PATTERN Cited by 1 source
Prefer MERGE INTO over INSERT OVERWRITE (Iceberg row-level updates)¶
On systems/apache-iceberg (and other open table formats that
expose both surfaces), prefer MERGE INTO over INSERT OVERWRITE
for row-level updates. Reserve INSERT OVERWRITE for genuine
whole-partition rewrites.
The two SQL surfaces¶
INSERT OVERWRITE — partition-grain replacement¶
- What it does: completely replaces the data in a table or partition with the result of a query.
- Granularity: whole partition (or whole table).
- Schema requirements: strict — column names, data types, and order must match.
- Good fit: batch refresh of an entire partition that is being
recomputed from scratch (e.g. a daily reprocessing job that
always re-derives
dt=2025-09-30from upstream). - Bad fit: any workload touching a fraction of rows; anything where the partitioning scheme evolves over the table's lifetime.
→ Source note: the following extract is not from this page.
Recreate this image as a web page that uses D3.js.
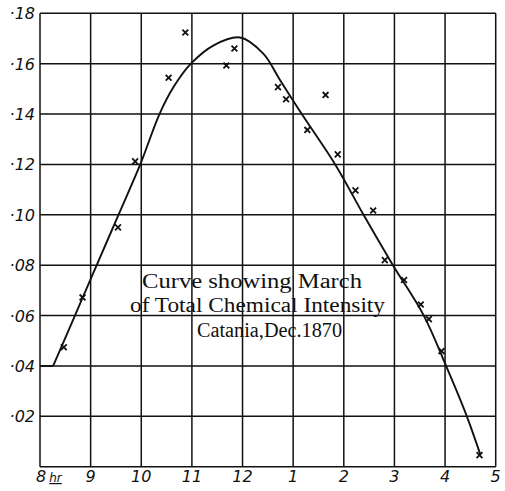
<!DOCTYPE html>
<html>
<head>
<meta charset="utf-8">
<script src="https://cdn.jsdelivr.net/npm/d3@7"></script>
<style>
  html, body { margin: 0; padding: 0; background: #fff; }
  svg { display: block; }
</style>
</head>
<body>
<script>
// ---- Data ----
const hourTicks = [8, 9, 10, 11, 12, 13, 14, 15, 16, 17];
const hourLabels = ["8", "9", "10", "11", "12", "1", "2", "3", "4", "5"];
const valueTicks = [0, 0.02, 0.04, 0.06, 0.08, 0.10, 0.12, 0.14, 0.16, 0.18];
const valueLabels = ["", "·02", "·04", "·06", "·08", "·10", "·12", "·14", "·16", "·18"];

// observed points (x marks)
const obsHour  = [8.47, 8.84, 9.54, 9.88, 10.54, 10.87, 11.68, 11.84, 12.70, 12.86, 13.28, 13.64, 13.88, 14.23, 14.58, 14.81, 15.19, 15.52, 15.68, 15.93, 16.68];
const obsValue = [0.0474, 0.0672, 0.0950, 0.1212, 0.1544, 0.1724, 0.1593, 0.1660, 0.1507, 0.1459, 0.1337, 0.1476, 0.1240, 0.1097, 0.1017, 0.0820, 0.0741, 0.0644, 0.0586, 0.0459, 0.0046];

// smoothed curve
const curveHour  = [8.0, 8.26, 8.69, 9.12, 9.55, 9.98, 10.36, 10.64, 10.98, 11.43, 11.95, 12.41, 12.74, 13.17, 13.83, 14.39, 14.97, 15.58, 16.02, 16.43, 16.70];
const curveValue = [0.040, 0.040, 0.060, 0.080, 0.100, 0.120, 0.140, 0.1508, 0.160, 0.1673, 0.1704, 0.1640, 0.1535, 0.140, 0.120, 0.100, 0.080, 0.060, 0.040, 0.020, 0.0046];

const titleLines = ["Curve showing March", "of Total Chemical Intensity", "Catania,Dec.1870"];

// ---- Chart ----
const W = 505, H = 491;
const svg = d3.select("body").append("svg").attr("width", W).attr("height", H);

const x = d3.scaleLinear().domain([8, 17]).range([40, 495.7]);
const y = d3.scaleLinear().domain([0, 0.18]).range([466.7, 13.3]);

const ink = "#111";

// grid
const grid = svg.append("g").attr("stroke", ink).attr("stroke-width", 1.5).attr("fill", "none");
grid.selectAll("line.v").data(hourTicks).join("line")
  .attr("class", "v")
  .attr("x1", d => x(d)).attr("x2", d => x(d))
  .attr("y1", y(0.18)).attr("y2", y(0));
grid.selectAll("line.h").data(valueTicks).join("line")
  .attr("class", "h")
  .attr("x1", x(8)).attr("x2", x(17))
  .attr("y1", d => y(d)).attr("y2", d => y(d));

// y labels
svg.append("g").selectAll("text").data(valueTicks.map((v, i) => ({ v, l: valueLabels[i] })).filter(d => d.l))
  .join("text")
  .attr("x", 35).attr("y", d => y(d.v) + 6)
  .attr("text-anchor", "end")
  .attr("font-family", "DejaVu Sans")
  .attr("font-style", "italic")
  .attr("font-size", 16)
  .attr("fill", ink)
  .text(d => d.l);

// x labels
const xl = svg.append("g");
xl.selectAll("text").data(hourTicks.map((h, i) => ({ h, l: hourLabels[i] })))
  .join("text")
  .attr("x", d => x(d.h))
  .attr("y", 482)
  .attr("text-anchor", d => d.h === 8 ? "start" : "middle")
  .attr("font-family", "DejaVu Sans")
  .attr("font-style", "italic")
  .attr("font-size", 16)
  .attr("fill", ink)
  .each(function (d) {
    const t = d3.select(this);
    if (d.h === 8) {
      t.attr("x", 36);
      t.append("tspan").text("8");
      t.append("tspan").attr("dx", 3).attr("font-size", 12).attr("text-decoration", "underline").text("hr");
    } else {
      t.text(d.l);
    }
  });

// curve
const pts = curveHour.map((h, i) => [h, curveValue[i]]);
const straight = d3.line().x(d => x(d[0])).y(d => y(d[1]));
const smooth = d3.line().x(d => x(d[0])).y(d => y(d[1])).curve(d3.curveCatmullRom.alpha(0.5));
svg.append("path").attr("d", straight(pts.slice(0, 2)))
  .attr("fill", "none").attr("stroke", ink).attr("stroke-width", 1.9);
svg.append("path").attr("d", smooth(pts.slice(1)))
  .attr("fill", "none").attr("stroke", ink).attr("stroke-width", 1.9);

// observation marks
const sym = d3.symbol().type(d3.symbolTimes).size(24);
svg.append("g").selectAll("path").data(obsHour.map((h, i) => [h, obsValue[i]]))
  .join("path")
  .attr("transform", d => `translate(${x(d[0])},${y(d[1])})`)
  .attr("d", sym)
  .attr("fill", "none").attr("stroke", ink).attr("stroke-width", 1.8);

// annotation
const ann = [
  { x: 142, y: 287.5, w: 220 },
  { x: 130, y: 311.5, w: 255 },
  { x: 197, y: 336.5, w: 145 }
];
svg.append("g").selectAll("text").data(titleLines)
  .join("text")
  .attr("x", (d, i) => ann[i].x)
  .attr("y", (d, i) => ann[i].y)
  .attr("textLength", (d, i) => ann[i].w)
  .attr("lengthAdjust", "spacingAndGlyphs")
  .attr("font-family", "Liberation Serif")
  .attr("font-size", 20)
  .attr("fill", ink)
  .text(d => d);
</script>
</body>
</html>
MERGE INTO — row-level conditional upsert¶
- What it does: conditionally updates, deletes, or inserts rows
based on a matching condition (
ON …); only modifies affected rows; leaves the rest untouched. - Granularity: row.
- Schema requirements: more flexible — does not require exact column order or names to match.
- Good fit: CDC ingests, slowly-changing dimensions, targeted upserts, delete-by-predicate, merge-on-key workloads.
- Paired strategy: usually MOR for the write-side efficiency, with periodic copy-on-write compaction to keep the read side fast.
(Source: sources/2025-09-30-expedia-prefer-merge-into-over-insert-overwrite)
Why MERGE INTO is the default¶
The practical win is write amplification avoidance. INSERT
OVERWRITE rewrites every file in the touched partition even when
only a handful of rows changed; MERGE INTO over MOR writes only the
delta. Expedia names the wins explicitly:
- Faster writes — deltas, not base-file rewrites.
- Reduced I/O — fewer object-store operations per mutation.
- Improved query performance — when paired with compaction; without compaction MOR loses its read-side story.
Lower storage costs and lower compute costs fall out of the same cause: you're not rewriting data that didn't change.
The decision rubric¶
| Question | Answer |
|---|---|
| Are you replacing an entire partition from upstream recompute? | INSERT OVERWRITE |
| Is the partitioning scheme stable and the batch always full? | INSERT OVERWRITE |
| Are you applying a stream of CDC updates? | MERGE INTO + MOR |
| Are you maintaining an SCD dimension table? | MERGE INTO + MOR |
| Are you doing targeted upsert-by-key? | MERGE INTO |
| Do you have a natural merge key? | MERGE INTO is straightforward |
| No natural merge key? | MERGE INTO still works but scope the merge carefully — see the companion Expedia article on well-scoped MERGE statements linked from the source post |
Load-bearing caveat: compaction is not optional¶
MOR-backed MERGE INTO depends on periodic
copy-on-write compaction to keep
read-side performance bounded. Without it, accumulated delta files
force per-query merge work that grows linearly with mutation volume.
"Compaction becomes necessary as the number of delta files grows to maintain optimal performance." (Source: sources/2025-09-30-expedia-prefer-merge-into-over-insert-overwrite)
This means adopting MERGE INTO is a two-step commitment: the
write-time SQL surface and an operational compaction pipeline
(Iceberg's rewrite_data_files, Hudi's Compactor, Delta's
OPTIMIZE, or a bespoke compactor like Amazon BDT's
systems/deltacat Flash Compactor).
Anti-patterns¶
INSERT OVERWRITEas the row-level update mechanism — common legacy Hive-style habit that survives into Iceberg deployments because the syntax is familiar. Rewrites orders of magnitude more data than necessary on any targeted update.- MOR with no compaction — a table that grows an unbounded delta log loses all read-side properties; the "fast writes" savings are eaten by unbounded read cost.
- Mixing
INSERT OVERWRITEandMERGE INTOon the same partition — schema-order strictness ofINSERT OVERWRITEcan silently corrupt data if columns are reordered by an upstream change, especially when interleaved withMERGE INTOwrites that don't enforce order.
Seen in¶
- sources/2025-09-30-expedia-prefer-merge-into-over-insert-overwrite — Expedia Group Tech primer. Origin of this pattern's statement in this wiki.